Ensuring that you have support too
It is important for you to have the support you need throughout the emotional journey of becoming and being a known donor. This starts when you are making the decision about whether to donate. It continues during your negotiations with the prospective mother/s, and throughout the processes of trying to conceive, during the pregnancy, birth, early infancy and as the child or children grow.
Sometimes the focus can be very much on the mother/s, particularly the birth mother, when they are trying to conceive, and particularly if they have a miscarriage – remember that around one in six pregnancies ends in miscarriage. It is often the case during pregnancy, birth and early infancy. The mother/s will certainly need lots of support during all of those processes, and you might well be involved in giving that support, especially if you are good friends.
However, it is important to recognise that you also need support for your own journey, particularly if it proves difficult to conceive, or if there is a miscarriage or some other problem. It is possible that this support might not be able to come, to any great extent, from the mother/s because they are dealing with their own feelings. But if you are a couple, you can support each other, and whether you are coupled or single you can ask for support from your friends, family members (if appropriate), a counsellor, and support groups, including online groups.

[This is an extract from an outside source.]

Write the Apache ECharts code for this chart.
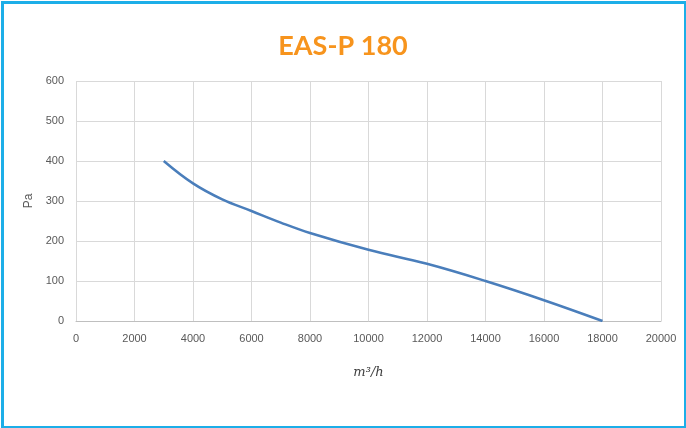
<!DOCTYPE html>
<html><head><meta charset="utf-8">
<script src="https://cdn.jsdelivr.net/npm/echarts@6/dist/echarts.min.js"></script>
<style>html,body{margin:0;padding:0;background:#fff}#c{width:686px;height:428px}</style>
</head><body><div id="c"></div>
<script>
const title = 'EAS-P 180';
const xName = 'm³/h';
const yName = 'Pa';
const flow = [3000, 4000, 5000, 6000, 7000, 8000, 10000, 12000, 14000, 16000, 18000];
const pressure = [400, 344, 304, 275, 246, 220, 178, 143, 100, 52, 0];

const chart = echarts.init(document.getElementById('c'));
chart.setOption({
  animation: false,
  backgroundColor: '#fff',
  title: {
    text: title, left: 'center', top: 28,
    textStyle: {color: '#F7941D', fontSize: 27, fontWeight: 'bold', fontFamily: 'Lato'}
  },
  graphic: [{
    type: 'rect', left: 0, top: 0, z: 100,
    shape: {x: 1.5, y: 1.5, width: 683, height: 425},
    style: {fill: 'none', stroke: '#1CAEE8', lineWidth: 3}
  }],
  grid: {left: 76, right: 25, top: 81, bottom: 107},
  xAxis: {
    type: 'value', min: 0, max: 20000, interval: 2000,
    name: xName, nameLocation: 'middle', nameGap: 45,
    nameTextStyle: {fontFamily: 'DejaVu Serif', fontStyle: 'italic', fontSize: 13, color: '#404040'},
    axisLine: {show: true, lineStyle: {color: '#BFBFBF'}},
    axisTick: {show: false},
    axisLabel: {color: '#595959', fontSize: 11, margin: 12, fontFamily: 'Liberation Sans', formatter: v => String(v)},
    splitLine: {show: true, lineStyle: {color: '#D9D9D9'}}
  },
  yAxis: {
    type: 'value', min: 0, max: 600, interval: 100,
    name: yName, nameLocation: 'middle', nameGap: 40,
    nameTextStyle: {fontSize: 12, color: '#595959', fontFamily: 'Liberation Sans'},
    axisLine: {show: false},
    axisTick: {show: false},
    axisLabel: {color: '#595959', fontSize: 11, margin: 12, fontFamily: 'Liberation Sans'},
    splitLine: {show: true, lineStyle: {color: '#D9D9D9'}}
  },
  series: [{
    type: 'line', smooth: 0.4, symbol: 'none',
    data: flow.map((x, i) => [x, pressure[i]]),
    lineStyle: {color: '#4A7EBB', width: 2.5}
  }]
});
</script></body></html>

Even if there is no such problem, helping to create new life is a momentous experience, and can be an unexpected emotional rollercoaster. If you are in a couple, for example, being a donor can bring up issues in your relationship, perhaps related to your feelings about family and future, including whether you might have your own children. And if you already have your own children, you will need to think about how to talk with them about it all – see below for more on this. Whatever your own situation, it is important that you work out what being a donor might mean for you before you decide to take on this role, and help a couple or single woman to create a child.